We can sharpen image by creating a low pass filter, subtracting it from the original image, and collecting the high frequencies of the image. We can add these high frequencies to the original image using the unsharp mask filter.
Taj, Original
Taj, with a sharpen filter
Flower, Original
Flower, applied Gaussian blur
Flower, re-applied sharpen filter
We can create hybrid images that change in interpretation based on viewing distances by combining the low pass filter of an image and a high pass filter of another. We align the images by dominant features, such as nose bridges, eyes, ears, and scale such that these points align with each other.
We also experiement with cutoff ranges by modifying sigma of our Gaussian filter to increase/decrease visual dominance of our low and high filters.
Bells and Whistles I introduced colors into the hybrid images by separating each color channel of the image and performing the convolutions for the low-pass and high-pass filters. I personally think it looks better for both when the color paletters are somewhat the same — otherwise, the low frequency component as it provides a sturdy base for the image.
Low Pass Filter, sigma = 10
High Pass Filter, sigma = 5
Low Pass Filter, sigma = 5
High Pass Filter, sigma = 10
Fourier Analysis: Here are frequency analysises in the fourier domain of these images. We can see the additive relationship between the low pass and high pass frequency domains.
Low Pass Filter
High Pass Filter
Hybrid Image
Low Pass Filter, sigma = 10
High Pass Filter, sigma = 8
Note: I consider this image is a failure case. The shapes of the face and animals are too compositonally different, and the black of eyes of the seal are dominated by the portrait's eyes regardless of sigma and viewing distance.
We create a Gaussian stack by applying a Gaussian filter across the same image multiple times. This removes the need for downsampling an image, and can preserve dimensions.
Gaussian Stack, N = 5 Lincoln
Note: Failed to create a laplacian stack because I believe my implenetation for gaussian stacks are too slow, and takes too much time to iterate and calculate the laplacian for each level as a function of the gaussian stack. Normally, how this would work is that I would take the difference of current and next level of the gaussian stack.

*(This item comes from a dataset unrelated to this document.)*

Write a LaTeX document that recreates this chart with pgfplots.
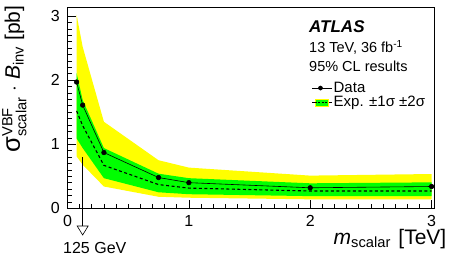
\documentclass[border=0pt]{standalone}
\usepackage{amsmath}
\usepackage{fontspec}
\setmainfont{Liberation Sans}
\usepackage{pgfplots}
\pgfplotsset{compat=1.18}
\definecolor{rootyellow}{RGB}{255,255,0}
\definecolor{rootgreen}{RGB}{0,255,0}
\begin{document}
\begin{tikzpicture}
\useasboundingbox (-67.5pt,-53.7pt) rectangle (381.5pt,208.3pt);
\begin{axis}[
  at={(0,0)}, anchor=south west,
  scale only axis, width=366.5pt, height=200.6pt,
  xmin=0, xmax=3.02, ymin=0, ymax=3.13,
  xtick={0,1,2,3}, ytick={0,1,2,3},
  minor x tick num=9, minor y tick num=9,
  xtick pos=lower, ytick pos=left,
  major tick length=8pt, minor tick length=4pt,
  tick style={black, line width=0.6pt},
  axis line style={line width=0.8pt},
  clip=false,
  /pgf/number format/assume math mode=true,
  ticklabel style={font=\fontsize{16}{18}\selectfont},
  xticklabel style={inner sep=0pt, yshift=-6.7pt, anchor=north},
  yticklabel style={inner sep=0pt, xshift=-7.5pt, anchor=east},
  legend style={draw=none, fill=none, at={(axis description cs:0.667,0.635)}, anchor=north west,
    font=\fontsize{15}{17}\selectfont, inner sep=0pt, row sep=0.5pt,
    nodes={inner sep=1pt}},
  legend cell align=left,
]
% 2 sigma band
\addplot[fill=rootyellow, draw=none, forget plot] coordinates {
  (0.075,3.02) (0.125,2.52) (0.3,1.35) (0.75,0.75) (1,0.635) (2,0.51) (3,0.535)
  (3,0.14) (2,0.14) (1,0.165) (0.75,0.18) (0.3,0.34) (0.125,0.68) (0.075,0.81)
} -- cycle;
% 1 sigma band
\addplot[fill=rootgreen, draw=none, forget plot] coordinates {
  (0.075,2.11) (0.125,1.69) (0.3,0.94) (0.75,0.54) (1,0.47) (2,0.39) (3,0.405)
  (3,0.19) (2,0.19) (1,0.22) (0.75,0.25) (0.3,0.47) (0.125,0.94) (0.075,1.09)
} -- cycle;
% expected
\addplot[black, line width=1.1pt, dash pattern=on 3pt off 2.5pt, forget plot] coordinates {
  (0.075,1.52) (0.125,1.29) (0.3,0.67) (0.75,0.37) (1,0.315) (2,0.27) (3,0.27)
};
% observed
\addplot[black, line width=0.6pt, mark=*, mark size=2.3pt, forget plot] coordinates {
  (0.075,1.97) (0.125,1.61) (0.3,0.87) (0.75,0.48) (1,0.40) (2,0.32) (3,0.34)
};
\addlegendimage{legend image code/.code={
  \path (0pt,0pt) -- (20pt,0pt);
  \draw[black, line width=0.6pt] (0pt,0pt) -- (16pt,0pt);
  \fill[black] (8pt,0pt) circle (2.1pt);}}
\addlegendentry{Data}
\addlegendimage{legend image code/.code={
  \path (0pt,0pt) -- (20pt,0pt);
  \fill[rootyellow] (2.3pt,-3.6pt) rectangle (15.3pt,3.6pt);
  \fill[rootgreen] (3.3pt,-2.4pt) rectangle (14.3pt,2.4pt);
  \draw[black, line width=1.1pt, dash pattern=on 2pt off 1.5pt] (2.3pt,0pt) -- (15.3pt,0pt);}}
\addlegendentry{Exp. ±1σ ±2σ}
% 125 GeV arrow
\draw[black, line width=0.6pt] (axis cs:0.125,0.8) -- (axis cs:0.125,0) -- ++(0,-17.7pt);
\draw[black, line width=0.6pt, fill=white] (axis cs:0.125,0) ++(-5.5pt,-17.7pt) -- ++(11pt,0) -- ++(-5.5pt,-9pt) -- cycle;
\end{axis}
\node[anchor=base west, inner sep=0pt, font=\fontsize{16}{18}\selectfont] at (-4.5pt,-44.7pt) {125 GeV};
\node[anchor=base east, inner sep=0pt, font=\fontsize{21}{23}\selectfont] at (379pt,-36pt)
  {\textit{m}$_{\text{scalar}}$\hspace{0.08em} [TeV]};
\node[anchor=base east, inner sep=0pt, rotate=90, font=\fontsize{21}{23}\selectfont] at (-47.5pt,203pt)
  {{\fontsize{25.5}{26}\selectfont σ}$^{\text{VBF}}_{\text{scalar}}$ $\cdot$ \textit{B}$_{\text{inv}}$ [pb]};
\node[anchor=base west, inner sep=0pt, font=\fontsize{17}{19}\selectfont\bfseries\itshape] at (241.5pt,175.3pt) {ATLAS};
\node[anchor=base west, inner sep=0pt, font=\fontsize{14.5}{17}\selectfont] at (241.5pt,155.3pt) {13 TeV, 36 fb$^{\text{-1}}$};
\node[anchor=base west, inner sep=0pt, font=\fontsize{14.5}{17}\selectfont] at (241.5pt,136.3pt) {95\% CL results};
\end{tikzpicture}
\end{document}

Attempt at Creating Laplacian Stack, N = 5
Even if unfinished, I really enjoyed implementing this product. The main things I’ve learned are the vast numerous use cases of a Gaussian filter, which can be used with a simple convolution. The main challenge was understanding the underlying python libraries, including how to plot images, separate color channels, and handle convolutions of arrays of different dimensions.